Santa Rosa unlikely to revisit density rule for growing number of marijuana stores until 2020
When Santa Rosa approved its current rules governing the cannabis trade, it planned for the possibility that pot stores might want to operate on the same block, raising concerns about the density of outlets offering marijuana for sale to adults.
So the city's first bid to regulate cannabis businesses, beginning in January 2018, barred pot shops from operating within 600 feet of each other. A preliminary review process was established to winnow out stores that could violate the density rule.
Twenty-one proposed stores concentrated in seven areas were flagged as a result, with only 10 moving forward to join 13 other new planned shops that the city has approved in the past 15 months. In total, Santa Rosa could see at least 23 new marijuana retailers resulting from its first wave of applications. It also has three dispensaries that opened in the medical-marijuana-only era; one of those is relocating and earned city approval for its new site.
The second wave of applications is set to begin in June, city planning staff said last week.
All the while, many are displeased, both within the cannabis industry and within the ranks of neighboring residents, businesses and schools, by the city's process and rules governing where pot shops can locate.
City officials have been exposed to those complaints on multiple occasions over the past year. The feedback comes as Santa Rosa seeks to both carve out a welcoming space for cannabis commerce - and the tax dollars it could bring - while safeguarding neighborhoods and reassuring existing businesses.
Still, the three City Council members who drive cannabis policy last week stopped short of any substantive changes to the 600-foot buffer Santa Rosa requires between new pot shops. The same setback applies to proposed cannabis outlets and schools.
The panel, composed of Ernesto Olivares, Chris Rogers and John Sawyer, agreed to consider a different way of evaluating proposals in the same vicinity but punted on any revision of the buffer, following the recommendation of city officials who said they lacked the data and experience needed to put forward an alternative. They suggested the panel revisit the issue in a year.
Any changes to the rules will come too late for Justin Miranda, the former proprietor of Highway 420, a medical-marijuana delivery company on Sebastopol Road that also included clothes and art for sale and a recording studio. Miranda applied to expand his business into a retail store, after Santa Rosa decided to allow only brick-and-mortar dispensaries to operate cannabis delivery services.

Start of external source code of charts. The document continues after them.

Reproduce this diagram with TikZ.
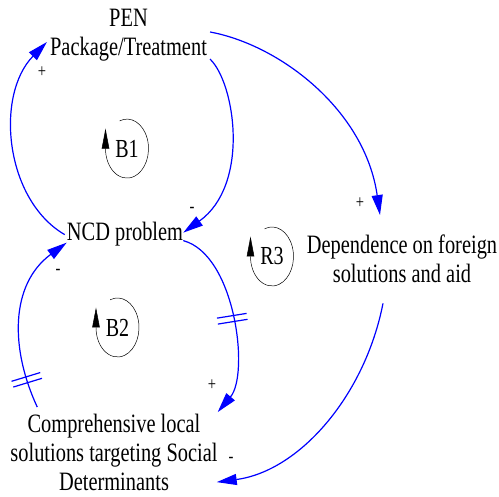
\documentclass[tikz,border=0pt]{standalone}
\usepackage{fontspec}
\setmainfont{Liberation Serif}
\newfontfamily\cldfont[FakeStretch=0.77]{Liberation Serif}
\usetikzlibrary{arrows.meta,decorations.markings}

\tikzset{
  varnode/.style={inner sep=0pt, align=center, font=\cldfont\fontsize{26.5}{29}\selectfont},
  looplbl/.style={inner sep=0pt, font=\cldfont\fontsize{26}{29}\selectfont},
  signlbl/.style={inner sep=0pt, font=\cldfont\fontsize{19}{19}\selectfont},
  linkarrow/.style={draw=blue, line width=1.2pt, -{Triangle[length=20pt,width=11pt]}},
  loopmark/.style={draw=black, line width=0.5pt, -{Triangle[length=20pt,width=7.5pt]}},
  delaymark/.style={postaction={decorate, decoration={markings,
      mark=at position #1 with {\draw[blue, line width=1.2pt, arrows=-]
        (-3pt,-15pt) -- (-3pt,15pt) (3pt,-15pt) -- (3pt,15pt);}}}},
}

\begin{document}
\begin{tikzpicture}[x=1pt,y=-1pt]
\useasboundingbox (0,0) rectangle (499,497);

% variables
\node[varnode] (pen) at (128.5,35.4) {PEN\\Package/Treatment};
\node[varnode, anchor=base] (ncd) at (125,241) {NCD problem};
\node[varnode] (dep) at (402,259.2) {Dependence on foreign\\solutions and aid};
\node[varnode] (comp) at (114,452.6) {Comprehensive local\\solutions targeting Social\\Determinants};

% loop identifiers
\node[looplbl] (b1) at (127,148.6) {B1};
\node[looplbl] (b2) at (117.5,327.5) {B2};
\node[looplbl] (r3) at (272,256.5) {R3};

\foreach \lp in {b1,b2,r3}{
  \draw[loopmark] ([shift={(110:21.5pt and 29.5pt)}]\lp.center)
    arc[start angle=110, end angle=-180, x radius=21.5pt, y radius=29.5pt]
    -- ++(0pt,20pt);
}

% causal links
\draw[linkarrow] ([xshift=3pt,yshift=2.5pt]pen.south east)
  .. controls +(25,24) and +(67,-48) .. ([yshift=2pt]ncd.east);
\draw[linkarrow] ([xshift=-2pt]ncd.west)
  .. controls +(-60,-35) and +(-52,53) .. ([xshift=-3pt,yshift=-6.6pt]pen.west);
\draw[linkarrow] ([xshift=3pt,yshift=3.4pt]pen.east)
  .. controls +(70,13) and +(-15,-105) .. ([xshift=-22pt,yshift=20pt]dep.north);
\draw[linkarrow, delaymark=0.5] ([yshift=-6pt]ncd.east)
  .. controls +(52,14) and +(32,-38) .. ([yshift=2pt]comp.north east);
\draw[linkarrow, delaymark=0.16] ([xshift=27pt,yshift=7pt]comp.north west)
  .. controls +(-27,-58) and +(-57,42) .. ([yshift=-8pt]ncd.west);
\draw[linkarrow] ([xshift=-19pt,yshift=-20pt]dep.south)
  .. controls +(-18,92) and +(83,-11) .. ([xshift=-1pt,yshift=9pt]comp.south east);

% link polarities
\node[signlbl] (s1) at (42,72) {+};
\node[signlbl] (s2) at (192,210) {-};
\node[signlbl] (s3) at (360,203) {+};
\node[signlbl] (s4) at (212,385) {+};
\node[signlbl] (s5) at (58,272) {-};
\node[signlbl] (s6) at (231,460) {-};
\end{tikzpicture}
\end{document}
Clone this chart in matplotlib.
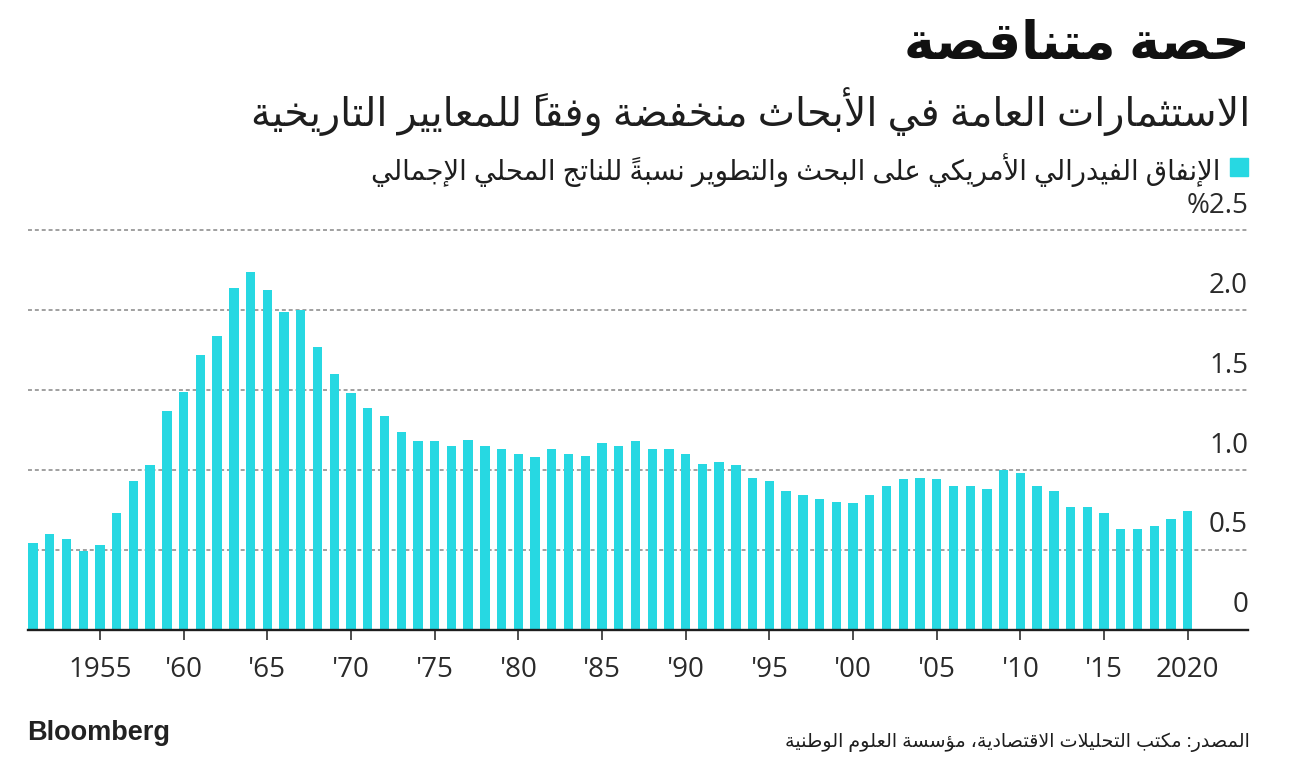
import numpy as np
import matplotlib
matplotlib.use('Agg')
import matplotlib.pyplot as plt
from matplotlib.transforms import offset_copy

plt.rcParams['font.family'] = ['Open Sans', 'DejaVu Sans']

BAR_COLOR = '#27d8e2'
TEXT_COLOR = '#1e1e1e'

# -- data --
years = list(range(1951, 2021))
share = [0.54, 0.60, 0.57, 0.49, 0.53, 0.73, 0.93, 1.03, 1.37, 1.49,
         1.72, 1.84, 2.14, 2.24, 2.13, 1.99, 2.00, 1.77, 1.60, 1.48,
         1.39, 1.34, 1.24, 1.18, 1.18, 1.15, 1.19, 1.15, 1.13, 1.10,
         1.08, 1.13, 1.10, 1.09, 1.17, 1.15, 1.18, 1.13, 1.13, 1.10,
         1.04, 1.05, 1.03, 0.95, 0.93, 0.87, 0.84, 0.82, 0.80, 0.79,
         0.84, 0.90, 0.94, 0.95, 0.94, 0.90, 0.90, 0.88, 1.00, 0.98,
         0.90, 0.87, 0.77, 0.77, 0.73, 0.63, 0.63, 0.65, 0.69, 0.74]
tick_years = list(range(1955, 2021, 5))
tick_labels = ['1955', "'60", "'65", "'70", "'75", "'80", "'85", "'90",
               "'95", "'00", "'05", "'10", "'15", '2020']
y_ticks = [0, 0.5, 1.0, 1.5, 2.0, 2.5]
y_labels = ['0', '0.5', '1.0', '1.5', '2.0', '%2.5']

title = 'حصة متناقصة'
subtitle = 'الاستثمارات العامة في الأبحاث منخفضة وفقاً للمعايير التاريخية'
legend_label = 'الإنفاق الفيدرالي الأمريكي على البحث والتطوير نسبةً للناتج المحلي الإجمالي'
source = 'المصدر: مكتب التحليلات الاقتصادية، مؤسسة العلوم الوطنية'

# matplotlib has no arabic shaping: pick presentation forms by hand and
# reverse into visual order
AR_FORMS = {
    'ء': (0xFE80, 1), 'آ': (0xFE81, 2), 'أ': (0xFE83, 2), 'ؤ': (0xFE85, 2),
    'إ': (0xFE87, 2), 'ئ': (0xFE89, 4), 'ا': (0xFE8D, 2), 'ب': (0xFE8F, 4),
    'ة': (0xFE93, 2), 'ت': (0xFE95, 4), 'ث': (0xFE99, 4), 'ج': (0xFE9D, 4),
    'ح': (0xFEA1, 4), 'خ': (0xFEA5, 4), 'د': (0xFEA9, 2), 'ذ': (0xFEAB, 2),
    'ر': (0xFEAD, 2), 'ز': (0xFEAF, 2), 'س': (0xFEB1, 4), 'ش': (0xFEB5, 4),
    'ص': (0xFEB9, 4), 'ض': (0xFEBD, 4), 'ط': (0xFEC1, 4), 'ظ': (0xFEC5, 4),
    'ع': (0xFEC9, 4), 'غ': (0xFECD, 4), 'ف': (0xFED1, 4), 'ق': (0xFED5, 4),
    'ك': (0xFED9, 4), 'ل': (0xFEDD, 4), 'م': (0xFEE1, 4), 'ن': (0xFEE5, 4),
    'ه': (0xFEE9, 4), 'و': (0xFEED, 2), 'ى': (0xFEEF, 2), 'ي': (0xFEF1, 4),
}
LAM_ALEF = {'آ': 0xFEF5, 'أ': 0xFEF7, 'إ': 0xFEF9, 'ا': 0xFEFB}


def shape_ar(text):
    toks = []
    i = 0
    while i < len(text):
        c = text[i]
        if '\u064B' <= c <= '\u0652' and toks:
            toks[-1][2] += c
        elif c == 'ل' and i + 1 < len(text) and text[i + 1] in LAM_ALEF:
            toks.append(['la', text[i + 1], ''])
            i += 1
        else:
            toks.append(['ch', c, ''])
        i += 1

    def joins_next(t):
        return t[0] == 'ch' and t[1] in AR_FORMS and AR_FORMS[t[1]][1] == 4

    def joins_prev(t):
        return t[0] == 'la' or (t[1] in AR_FORMS and AR_FORMS[t[1]][1] > 1)

    out = []
    for k, t in enumerate(toks):
        prev = k > 0 and joins_next(toks[k - 1]) and joins_prev(t)
        nxt = joins_next(t) and k + 1 < len(toks) and joins_prev(toks[k + 1])
        if t[0] == 'la':
            g = chr(LAM_ALEF[t[1]] + (1 if prev else 0))
        elif t[1] in AR_FORMS:
            base, n = AR_FORMS[t[1]]
            if n == 1:
                g = chr(base)
            elif n == 2:
                g = chr(base + (1 if prev else 0))
            else:
                form = {(False, False): 0, (True, False): 1,
                        (False, True): 2, (True, True): 3}[(prev, nxt)]
                g = chr(base + form)
        else:
            g = t[1]
        # the mark's ink sits right of the pen, so it goes before its letter
        out.append(t[2] + g)
    return ''.join(out[::-1])


W, H = 1296, 760
fig = plt.figure(figsize=(W / 100, H / 100), dpi=100)
ax = fig.add_axes([28 / W, 1 - 629.5 / H, 1220 / W, 399 / H])

ax.bar(years, share, width=0.56, color=BAR_COLOR, zorder=2)
ax.set_xlim(1950.7, 2023.6)
ax.set_ylim(0, 2.5)

for v in y_ticks[1:]:
    ax.axhline(v, color='#999999', lw=1.3, dashes=(2.2, 1.6), zorder=1, clip_on=False)
ax.axhline(0, color=TEXT_COLOR, lw=1.7, zorder=3, clip_on=False)

for s in ax.spines.values():
    s.set_visible(False)
ax.set_yticks([])
ax.set_xticks(tick_years, tick_labels)
ax.tick_params(axis='x', length=7, width=1.1, color=TEXT_COLOR, pad=12,
               labelsize=20, labelcolor='#2a2a2a')

lab_tr = offset_copy(ax.get_yaxis_transform(), fig=fig, y=12.4, units='points')
for v, lab in zip(y_ticks, y_labels):
    ax.text(1.0, v, lab, transform=lab_tr, ha='right', va='baseline',
            fontsize=20, color='#2a2a2a')

# titles
fig.text(1250 / W, 1 - 46 / H, shape_ar(title), ha='right', va='center',
         fontsize=37.5, fontweight='bold', color='#111111')
fig.text(1250 / W, 1 - 112 / H, shape_ar(subtitle), ha='right', va='center',
         fontsize=28.5, color=TEXT_COLOR)

# legend
fig.add_artist(plt.Rectangle((1230 / W, 1 - 176 / H), 18 / W, 18 / H,
                             transform=fig.transFigure, color=BAR_COLOR))
fig.text(1220 / W, 1 - 170 / H, shape_ar(legend_label), ha='right', va='center',
         fontsize=19.8, color=TEXT_COLOR)

# footer
fig.text(27 / W, 1 - 740 / H, 'Bloomberg', ha='left', va='baseline',
         fontsize=19.5, fontweight='bold', family='Liberation Sans', color='#222222')
fig.text(1250 / W, 1 - 742 / H, shape_ar(source), ha='right', va='center',
         fontsize=13.8, color=TEXT_COLOR)

fig.savefig('out.png', dpi=100, facecolor='white')
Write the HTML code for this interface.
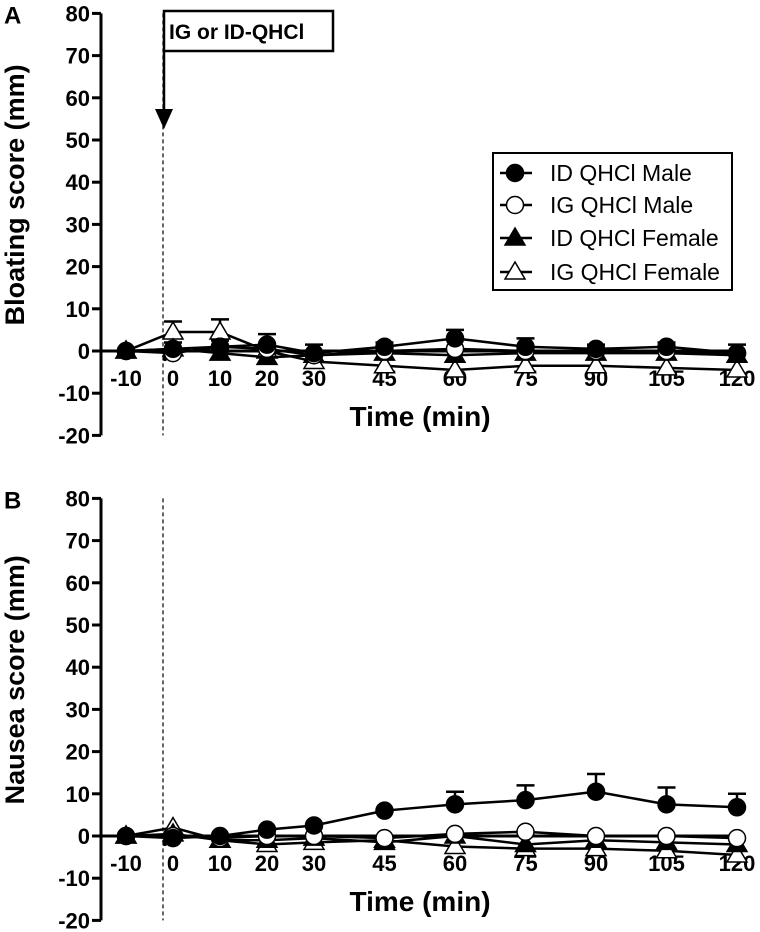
<!DOCTYPE html>
<html><head><meta charset="utf-8">
<style>
html,body{margin:0;padding:0;background:#fff;}
svg{display:block;font-family:"Liberation Sans",Arial,sans-serif;}
</style></head>
<body>
<svg id="chart" width="760" height="932" viewBox="0 0 760 932" xmlns="http://www.w3.org/2000/svg"></svg>
<script>
const times = [-10, 0, 10, 20, 30, 45, 60, 75, 90, 105, 120];
const yTicks = [80, 70, 60, 50, 40, 30, 20, 10, 0, -10, -20];
const seriesNames = ["ID QHCl Male", "IG QHCl Male", "ID QHCl Female", "IG QHCl Female"];
// Panel A (bloating)
const bloatIDMale   = [0, 0.5, 1, 1.5, -0.5, 1, 3, 1, 0.5, 1, -0.5];
const bloatIGMale   = [0, -0.5, 1, 0.5, -1, 0, 0.5, 0, 0, 0, -0.5];
const bloatIDFemale = [0, 0.5, -0.5, -1.5, -1, -0.5, -1, -0.5, -0.5, -0.5, -1];
const bloatIGFemale = [0, 4.5, 4.5, 0, -2.5, -3.5, -4.5, -3.5, -3.5, -4, -4.5];
const bloatErrIDMale = [0, 1.5, 1.5, 2.5, 2, 1, 2, 2, 1, 1, 2];
const bloatErrIGFemale = [0, 2.5, 3, 1, 0, 0, 0, 0, 0, 0, 0];
// Panel B (nausea)
const nauseaIDMale   = [0, -0.5, 0, 1.5, 2.5, 6, 7.5, 8.5, 10.5, 7.5, 6.8];
const nauseaIGMale   = [0, 0, -0.5, 0, 0, -0.5, 0.5, 1, 0, 0, -0.5];
const nauseaIDFemale = [0, 0.5, -1, -1, -0.5, -1.5, 0, -2, -1, -1.5, -2];
const nauseaIGFemale = [0, 2, -1, -2, -1.5, -1, -2.5, -3, -3, -3.5, -4.5];
const nauseaErrIDMale = [0, 0, 0, 0, 0, 0, 3, 3.5, 4.2, 4, 3.2];

const NS = "http://www.w3.org/2000/svg";
const svg = document.getElementById('chart');
function mk(tag, attrs, parent) {
  const e = document.createElementNS(NS, tag);
  for (const k in attrs) e.setAttribute(k, attrs[k]);
  (parent || svg).appendChild(e);
  return e;
}
const xScale = t => 173 + t * 4.7;

function panel(letter, zeroY, title, data, errs, name) {
  const g = mk('g', {});
  
  
  const yScale = v => zeroY - v * 4.22;
  const axX = 101;
  const L = mk('text', {x: 4, y: yScale(80) + 10, 'font-size': 24, 'font-weight': 'bold'}, g);
  L.textContent = letter;
  
  
  const ya = mk('line', {x1: axX, x2: axX, y1: yScale(80), y2: yScale(-20), stroke: '#000', 'stroke-width': 3}, g);
  
  
  yTicks.forEach(v => {
    mk('line', {x1: axX - 9, x2: axX, y1: yScale(v), y2: yScale(v), stroke: '#000', 'stroke-width': 3}, g);
    const t = mk('text', {x: axX - 11, y: yScale(v) + 8, 'font-size': 22, 'font-weight': 'bold', 'text-anchor': 'end'}, g);
    t.textContent = v;
    
    
  });
  const yt = mk('text', {x: 0, y: 0, 'font-size': 27, 'font-weight': 'bold', 'text-anchor': 'middle', transform: `translate(24,${yScale(37)}) rotate(-90)`}, g);
  yt.textContent = title;
  
  
  const dl = mk('line', {x1: 163, x2: 163, y1: yScale(80), y2: yScale(-20), stroke: '#000', 'stroke-width': 1.2, 'stroke-dasharray': '4,3'}, g);
  
  
  const xa = mk('line', {x1: axX, x2: 745, y1: zeroY, y2: zeroY, stroke: '#000', 'stroke-width': 3}, g);
  
  
  mk('line', {x1: xScale(0) - 8, x2: xScale(0) - 8, y1: zeroY, y2: zeroY + 10, stroke: '#000', 'stroke-width': 3}, g);
  times.forEach(t => {
    const tx = mk('text', {x: xScale(t), y: zeroY + 35, 'font-size': 22, 'font-weight': 'bold', 'text-anchor': 'middle'}, g);
    tx.textContent = t;
    
    
  });
  const xt = mk('text', {x: 420, y: zeroY + 75, 'font-size': 28, 'font-weight': 'bold', 'text-anchor': 'middle'}, g);
  xt.textContent = 'Time (min)';
  
  
  const order = [3, 2, 1, 0];
  order.forEach(si => {
    const vals = data[si];
    const sg = mk('g', {}, g);
    
    
    const er = errs[si];
    if (er) {
      times.forEach((t, i) => {
        if (!er[i]) return;
        const x = xScale(t), y1 = yScale(vals[i]), y2 = yScale(vals[i] + er[i]);
        mk('line', {x1: x, x2: x, y1: y1, y2: y2, stroke: '#000', 'stroke-width': 2.5}, sg);
        mk('line', {x1: x - 9, x2: x + 9, y1: y2, y2: y2, stroke: '#000', 'stroke-width': 2.5}, sg);
      });
    }
    const pts = times.map((t, i) => xScale(t) + ',' + yScale(vals[i])).join(' ');
    mk('polyline', {points: pts, fill: 'none', stroke: '#000', 'stroke-width': 2.5}, sg);
    times.forEach((t, i) => {
      const m = marker(si, xScale(t), yScale(vals[i]), sg);
      
      
    });
  });
}
function marker(si, x, y, parent) {
  const filled = (si === 0 || si === 2);
  const fill = filled ? '#000' : '#fff';
  if (si < 2) return mk('circle', {cx: x, cy: y, r: 8.5, fill: fill, stroke: '#000', 'stroke-width': 1.5}, parent);
  return mk('polygon', {points: `${x},${y - 10} ${x - 10},${y + 7} ${x + 10},${y + 7}`, fill: fill, stroke: '#000', 'stroke-width': 1.5}, parent);
}

panel('A', 351, 'Bloating score (mm)',
  [bloatIDMale, bloatIGMale, bloatIDFemale, bloatIGFemale],
  [bloatErrIDMale, null, null, bloatErrIGFemale], 'panel-a-bloating');
panel('B', 836, 'Nausea score (mm)',
  [nauseaIDMale, nauseaIGMale, nauseaIDFemale, nauseaIGFemale],
  [nauseaErrIDMale, null, null, null], 'panel-b-nausea');

const ann = mk('g', {});


mk('rect', {x: 164, y: 11, width: 169, height: 40, fill: '#fff', stroke: '#000', 'stroke-width': 2.5}, ann);
const at = mk('text', {x: 169, y: 39, 'font-size': 21, 'font-weight': 'bold'}, ann);
at.textContent = 'IG or ID-QHCl';
mk('line', {x1: 164, x2: 164, y1: 51, y2: 112, stroke: '#000', 'stroke-width': 2.5}, ann);
mk('polygon', {points: '155,109 173,109 164,129', fill: '#000'}, ann);

const lg = mk('g', {});


mk('rect', {x: 493, y: 153, width: 239, height: 137, fill: '#fff', stroke: '#000', 'stroke-width': 2}, lg);
const legY = [173, 205, 238, 272];
seriesNames.forEach((n, i) => {
  const eg = mk('g', {}, lg);
  
  
  mk('line', {x1: 500, x2: 532, y1: legY[i], y2: legY[i], stroke: '#000', 'stroke-width': 2.5}, eg);
  marker(i, 515, legY[i], eg);
  const t = mk('text', {x: 550, y: legY[i] + 8, 'font-size': 23}, eg);
  t.textContent = n;
});
</script>
</body></html>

Miranda faced competition: A well-funded outfit called Phenotopia, which applied to sell cannabis in the Dutton Plaza strip mall across the street - within the 600 feet of Miranda's property.
The two were pitted against each other at a March 12 City Council hearing that turned into one of Santa Rosa's more contentious cannabis discussions to date.
The City Council voted 5-1 in favor of Phenotopia, but several council members bemoaned the choice.
“It's clear from these hearings tonight that we have two good applicants and have inadvertently created a problem that the market could and should address,” Councilwoman Victoria Fleming said March 12 at the hearing.
A frustrated Miranda, reached Friday while on a cross-country road trip, said he has laid off his employees and closed up shop.
His view of the outcome is stark: another Latino-owned Roseland business losing out to a white-owned company without ties to the neighborhood.
Miranda noted that he could have moved to another city or county with more lenient rules and continued to deliver cannabis in the city, but he wanted to maintain a storefront in Santa Rosa. The March hearing took away his faith in local government, he said.
“I did everything they told me to do,” he said. “That's what hurts so much. I could have gone to Marin, but I didn't. I tried to do the right thing for my hometown.”
Rogers and Sawyer could not be reached late Saturday night to offer a response on Miranda's view of his case and the socioeconomic disparity he says was exposed in the outcome.
Miranda also criticized the city's scoring process in which three staffers scored proposals on the basis of compliance with local and state regulations, neighborhood impact and ability to run a cannabis store.
City staffers who evaluate cannabis proposals posing density concerns gave Phenotopia higher scores than any other applicant, and well higher than Highway 420. Even then, Miranda's application was initially favored despite city staff recommending Phenotopia.